## START Provided information

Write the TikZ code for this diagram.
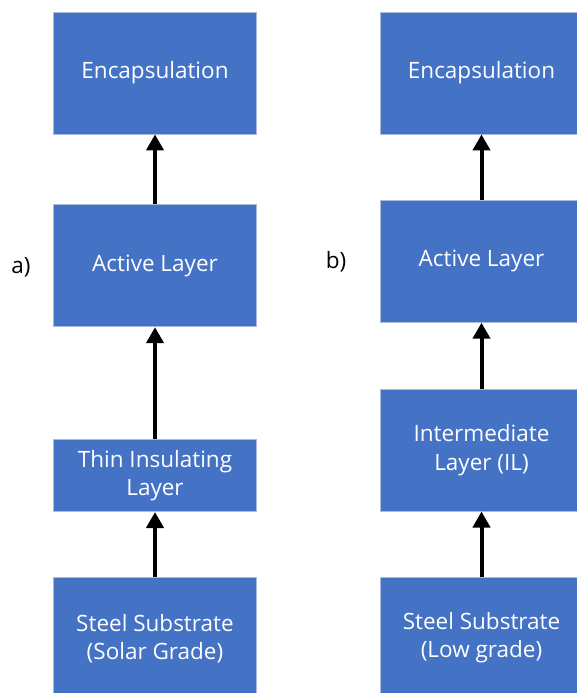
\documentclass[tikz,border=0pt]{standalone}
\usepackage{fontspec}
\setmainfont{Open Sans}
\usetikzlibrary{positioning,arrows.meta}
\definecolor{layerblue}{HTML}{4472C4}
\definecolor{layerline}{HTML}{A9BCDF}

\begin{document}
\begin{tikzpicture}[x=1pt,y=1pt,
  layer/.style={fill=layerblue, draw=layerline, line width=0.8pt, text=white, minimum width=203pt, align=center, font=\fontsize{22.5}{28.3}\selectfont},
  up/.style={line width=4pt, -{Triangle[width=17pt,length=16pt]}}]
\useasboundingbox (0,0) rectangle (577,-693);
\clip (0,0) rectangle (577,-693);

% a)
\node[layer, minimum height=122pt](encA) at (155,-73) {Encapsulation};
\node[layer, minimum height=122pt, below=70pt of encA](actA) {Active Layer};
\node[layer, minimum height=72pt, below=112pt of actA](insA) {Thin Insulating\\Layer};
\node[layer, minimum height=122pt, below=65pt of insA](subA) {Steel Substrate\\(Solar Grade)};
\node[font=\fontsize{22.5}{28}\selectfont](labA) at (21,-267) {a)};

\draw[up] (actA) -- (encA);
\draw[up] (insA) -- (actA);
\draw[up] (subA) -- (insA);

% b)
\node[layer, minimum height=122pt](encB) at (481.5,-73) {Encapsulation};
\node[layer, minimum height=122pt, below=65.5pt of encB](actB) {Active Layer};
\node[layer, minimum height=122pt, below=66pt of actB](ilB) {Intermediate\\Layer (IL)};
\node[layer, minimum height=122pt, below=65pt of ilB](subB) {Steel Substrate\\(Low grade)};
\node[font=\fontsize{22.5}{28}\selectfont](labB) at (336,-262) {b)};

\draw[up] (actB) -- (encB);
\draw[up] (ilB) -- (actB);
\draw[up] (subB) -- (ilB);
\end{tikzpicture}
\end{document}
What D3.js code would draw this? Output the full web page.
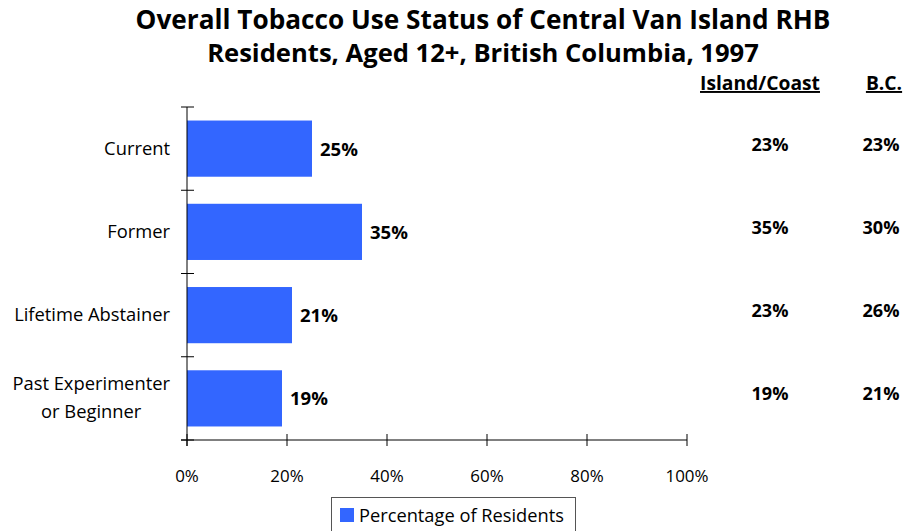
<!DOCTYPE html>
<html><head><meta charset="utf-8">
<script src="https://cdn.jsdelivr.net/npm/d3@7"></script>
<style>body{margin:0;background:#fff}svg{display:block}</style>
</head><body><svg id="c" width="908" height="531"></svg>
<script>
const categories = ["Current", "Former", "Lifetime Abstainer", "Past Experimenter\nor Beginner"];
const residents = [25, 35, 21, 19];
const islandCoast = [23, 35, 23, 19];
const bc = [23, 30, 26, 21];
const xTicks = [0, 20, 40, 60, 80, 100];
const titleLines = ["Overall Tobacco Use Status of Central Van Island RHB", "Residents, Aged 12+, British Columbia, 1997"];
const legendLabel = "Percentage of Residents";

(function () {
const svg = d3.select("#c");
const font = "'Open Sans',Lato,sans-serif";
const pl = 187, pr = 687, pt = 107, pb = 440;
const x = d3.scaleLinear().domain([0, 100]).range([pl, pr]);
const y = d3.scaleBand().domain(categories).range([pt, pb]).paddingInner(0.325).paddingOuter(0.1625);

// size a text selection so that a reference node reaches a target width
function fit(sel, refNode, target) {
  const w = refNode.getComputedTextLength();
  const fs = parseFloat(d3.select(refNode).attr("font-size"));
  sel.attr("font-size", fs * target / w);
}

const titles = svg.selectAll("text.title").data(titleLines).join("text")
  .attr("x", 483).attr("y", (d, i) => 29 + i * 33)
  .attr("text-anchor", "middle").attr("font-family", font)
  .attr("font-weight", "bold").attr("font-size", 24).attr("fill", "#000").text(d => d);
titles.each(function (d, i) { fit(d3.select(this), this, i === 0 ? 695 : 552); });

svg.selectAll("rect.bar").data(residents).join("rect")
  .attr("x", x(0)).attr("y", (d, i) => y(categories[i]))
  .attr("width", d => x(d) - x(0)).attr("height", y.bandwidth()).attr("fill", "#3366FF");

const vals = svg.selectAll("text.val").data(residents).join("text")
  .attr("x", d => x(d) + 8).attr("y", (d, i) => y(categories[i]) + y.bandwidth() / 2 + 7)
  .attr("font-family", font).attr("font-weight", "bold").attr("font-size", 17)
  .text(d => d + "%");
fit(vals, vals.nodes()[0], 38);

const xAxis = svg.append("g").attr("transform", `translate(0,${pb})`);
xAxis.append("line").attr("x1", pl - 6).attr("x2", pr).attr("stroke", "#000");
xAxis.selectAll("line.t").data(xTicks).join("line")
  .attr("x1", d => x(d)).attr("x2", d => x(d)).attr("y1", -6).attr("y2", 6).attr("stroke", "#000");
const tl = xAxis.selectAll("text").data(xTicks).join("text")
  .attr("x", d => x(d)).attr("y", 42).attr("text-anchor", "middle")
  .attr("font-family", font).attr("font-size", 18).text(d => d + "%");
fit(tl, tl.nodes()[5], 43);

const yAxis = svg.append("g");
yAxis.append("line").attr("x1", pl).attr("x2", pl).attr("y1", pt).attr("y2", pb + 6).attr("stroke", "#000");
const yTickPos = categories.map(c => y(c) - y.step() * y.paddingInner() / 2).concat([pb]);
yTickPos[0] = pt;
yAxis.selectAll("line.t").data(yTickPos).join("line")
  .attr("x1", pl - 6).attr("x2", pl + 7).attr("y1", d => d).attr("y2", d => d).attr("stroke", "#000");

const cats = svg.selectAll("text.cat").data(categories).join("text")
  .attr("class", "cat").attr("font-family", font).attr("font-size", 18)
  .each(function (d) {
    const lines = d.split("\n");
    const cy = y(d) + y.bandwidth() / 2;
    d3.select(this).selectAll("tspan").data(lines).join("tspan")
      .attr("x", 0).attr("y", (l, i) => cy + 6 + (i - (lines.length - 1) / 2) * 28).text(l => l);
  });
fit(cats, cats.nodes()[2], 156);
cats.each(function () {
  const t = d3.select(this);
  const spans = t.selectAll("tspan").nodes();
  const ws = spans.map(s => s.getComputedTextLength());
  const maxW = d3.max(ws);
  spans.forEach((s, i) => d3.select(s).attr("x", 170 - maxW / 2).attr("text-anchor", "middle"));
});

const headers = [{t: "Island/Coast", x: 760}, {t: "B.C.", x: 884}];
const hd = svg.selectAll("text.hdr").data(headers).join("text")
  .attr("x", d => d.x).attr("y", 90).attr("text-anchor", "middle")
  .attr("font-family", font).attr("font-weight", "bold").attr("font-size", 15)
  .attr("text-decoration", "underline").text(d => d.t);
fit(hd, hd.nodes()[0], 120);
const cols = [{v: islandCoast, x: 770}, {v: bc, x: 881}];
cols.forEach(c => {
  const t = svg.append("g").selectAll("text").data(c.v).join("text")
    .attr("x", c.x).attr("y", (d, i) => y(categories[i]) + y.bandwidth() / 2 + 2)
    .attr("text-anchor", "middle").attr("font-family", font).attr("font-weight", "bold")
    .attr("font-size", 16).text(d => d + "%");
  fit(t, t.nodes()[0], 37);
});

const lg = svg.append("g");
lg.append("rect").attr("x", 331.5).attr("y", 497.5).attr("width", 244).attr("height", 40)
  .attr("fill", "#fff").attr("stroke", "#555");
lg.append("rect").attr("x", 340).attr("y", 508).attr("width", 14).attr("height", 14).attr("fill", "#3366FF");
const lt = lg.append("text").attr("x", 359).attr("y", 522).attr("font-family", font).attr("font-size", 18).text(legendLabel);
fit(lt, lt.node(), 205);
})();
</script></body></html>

## END Provided information

What the task requires: Copy the records above exactly. The pictures are not part of the copy.

Final answer:
Write the TikZ code for this diagram.
\documentclass[tikz,border=0pt]{standalone}
\usepackage{fontspec}
\setmainfont{Open Sans}
\usetikzlibrary{positioning,arrows.meta}
\definecolor{layerblue}{HTML}{4472C4}
\definecolor{layerline}{HTML}{A9BCDF}

\begin{document}
\begin{tikzpicture}[x=1pt,y=1pt,
  layer/.style={fill=layerblue, draw=layerline, line width=0.8pt, text=white, minimum width=203pt, align=center, font=\fontsize{22.5}{28.3}\selectfont},
  up/.style={line width=4pt, -{Triangle[width=17pt,length=16pt]}}]
\useasboundingbox (0,0) rectangle (577,-693);
\clip (0,0) rectangle (577,-693);

% a)
\node[layer, minimum height=122pt](encA) at (155,-73) {Encapsulation};
\node[layer, minimum height=122pt, below=70pt of encA](actA) {Active Layer};
\node[layer, minimum height=72pt, below=112pt of actA](insA) {Thin Insulating\\Layer};
\node[layer, minimum height=122pt, below=65pt of insA](subA) {Steel Substrate\\(Solar Grade)};
\node[font=\fontsize{22.5}{28}\selectfont](labA) at (21,-267) {a)};

\draw[up] (actA) -- (encA);
\draw[up] (insA) -- (actA);
\draw[up] (subA) -- (insA);

% b)
\node[layer, minimum height=122pt](encB) at (481.5,-73) {Encapsulation};
\node[layer, minimum height=122pt, below=65.5pt of encB](actB) {Active Layer};
\node[layer, minimum height=122pt, below=66pt of actB](ilB) {Intermediate\\Layer (IL)};
\node[layer, minimum height=122pt, below=65pt of ilB](subB) {Steel Substrate\\(Low grade)};
\node[font=\fontsize{22.5}{28}\selectfont](labB) at (336,-262) {b)};

\draw[up] (actB) -- (encB);
\draw[up] (ilB) -- (actB);
\draw[up] (subB) -- (ilB);
\end{tikzpicture}
\end{document}
What D3.js code would draw this? Output the full web page.
<!DOCTYPE html>
<html><head><meta charset="utf-8">
<script src="https://cdn.jsdelivr.net/npm/d3@7"></script>
<style>body{margin:0;background:#fff}svg{display:block}</style>
</head><body><svg id="c" width="908" height="531"></svg>
<script>
const categories = ["Current", "Former", "Lifetime Abstainer", "Past Experimenter\nor Beginner"];
const residents = [25, 35, 21, 19];
const islandCoast = [23, 35, 23, 19];
const bc = [23, 30, 26, 21];
const xTicks = [0, 20, 40, 60, 80, 100];
const titleLines = ["Overall Tobacco Use Status of Central Van Island RHB", "Residents, Aged 12+, British Columbia, 1997"];
const legendLabel = "Percentage of Residents";

(function () {
const svg = d3.select("#c");
const font = "'Open Sans',Lato,sans-serif";
const pl = 187, pr = 687, pt = 107, pb = 440;
const x = d3.scaleLinear().domain([0, 100]).range([pl, pr]);
const y = d3.scaleBand().domain(categories).range([pt, pb]).paddingInner(0.325).paddingOuter(0.1625);

// size a text selection so that a reference node reaches a target width
function fit(sel, refNode, target) {
  const w = refNode.getComputedTextLength();
  const fs = parseFloat(d3.select(refNode).attr("font-size"));
  sel.attr("font-size", fs * target / w);
}

const titles = svg.selectAll("text.title").data(titleLines).join("text")
  .attr("x", 483).attr("y", (d, i) => 29 + i * 33)
  .attr("text-anchor", "middle").attr("font-family", font)
  .attr("font-weight", "bold").attr("font-size", 24).attr("fill", "#000").text(d => d);
titles.each(function (d, i) { fit(d3.select(this), this, i === 0 ? 695 : 552); });

svg.selectAll("rect.bar").data(residents).join("rect")
  .attr("x", x(0)).attr("y", (d, i) => y(categories[i]))
  .attr("width", d => x(d) - x(0)).attr("height", y.bandwidth()).attr("fill", "#3366FF");

const vals = svg.selectAll("text.val").data(residents).join("text")
  .attr("x", d => x(d) + 8).attr("y", (d, i) => y(categories[i]) + y.bandwidth() / 2 + 7)
  .attr("font-family", font).attr("font-weight", "bold").attr("font-size", 17)
  .text(d => d + "%");
fit(vals, vals.nodes()[0], 38);

const xAxis = svg.append("g").attr("transform", `translate(0,${pb})`);
xAxis.append("line").attr("x1", pl - 6).attr("x2", pr).attr("stroke", "#000");
xAxis.selectAll("line.t").data(xTicks).join("line")
  .attr("x1", d => x(d)).attr("x2", d => x(d)).attr("y1", -6).attr("y2", 6).attr("stroke", "#000");
const tl = xAxis.selectAll("text").data(xTicks).join("text")
  .attr("x", d => x(d)).attr("y", 42).attr("text-anchor", "middle")
  .attr("font-family", font).attr("font-size", 18).text(d => d + "%");
fit(tl, tl.nodes()[5], 43);

const yAxis = svg.append("g");
yAxis.append("line").attr("x1", pl).attr("x2", pl).attr("y1", pt).attr("y2", pb + 6).attr("stroke", "#000");
const yTickPos = categories.map(c => y(c) - y.step() * y.paddingInner() / 2).concat([pb]);
yTickPos[0] = pt;
yAxis.selectAll("line.t").data(yTickPos).join("line")
  .attr("x1", pl - 6).attr("x2", pl + 7).attr("y1", d => d).attr("y2", d => d).attr("stroke", "#000");

const cats = svg.selectAll("text.cat").data(categories).join("text")
  .attr("class", "cat").attr("font-family", font).attr("font-size", 18)
  .each(function (d) {
    const lines = d.split("\n");
    const cy = y(d) + y.bandwidth() / 2;
    d3.select(this).selectAll("tspan").data(lines).join("tspan")
      .attr("x", 0).attr("y", (l, i) => cy + 6 + (i - (lines.length - 1) / 2) * 28).text(l => l);
  });
fit(cats, cats.nodes()[2], 156);
cats.each(function () {
  const t = d3.select(this);
  const spans = t.selectAll("tspan").nodes();
  const ws = spans.map(s => s.getComputedTextLength());
  const maxW = d3.max(ws);
  spans.forEach((s, i) => d3.select(s).attr("x", 170 - maxW / 2).attr("text-anchor", "middle"));
});

const headers = [{t: "Island/Coast", x: 760}, {t: "B.C.", x: 884}];
const hd = svg.selectAll("text.hdr").data(headers).join("text")
  .attr("x", d => d.x).attr("y", 90).attr("text-anchor", "middle")
  .attr("font-family", font).attr("font-weight", "bold").attr("font-size", 15)
  .attr("text-decoration", "underline").text(d => d.t);
fit(hd, hd.nodes()[0], 120);
const cols = [{v: islandCoast, x: 770}, {v: bc, x: 881}];
cols.forEach(c => {
  const t = svg.append("g").selectAll("text").data(c.v).join("text")
    .attr("x", c.x).attr("y", (d, i) => y(categories[i]) + y.bandwidth() / 2 + 2)
    .attr("text-anchor", "middle").attr("font-family", font).attr("font-weight", "bold")
    .attr("font-size", 16).text(d => d + "%");
  fit(t, t.nodes()[0], 37);
});

const lg = svg.append("g");
lg.append("rect").attr("x", 331.5).attr("y", 497.5).attr("width", 244).attr("height", 40)
  .attr("fill", "#fff").attr("stroke", "#555");
lg.append("rect").attr("x", 340).attr("y", 508).attr("width", 14).attr("height", 14).attr("fill", "#3366FF");
const lt = lg.append("text").attr("x", 359).attr("y", 522).attr("font-family", font).attr("font-size", 18).text(legendLabel);
fit(lt, lt.node(), 205);
})();
</script></body></html>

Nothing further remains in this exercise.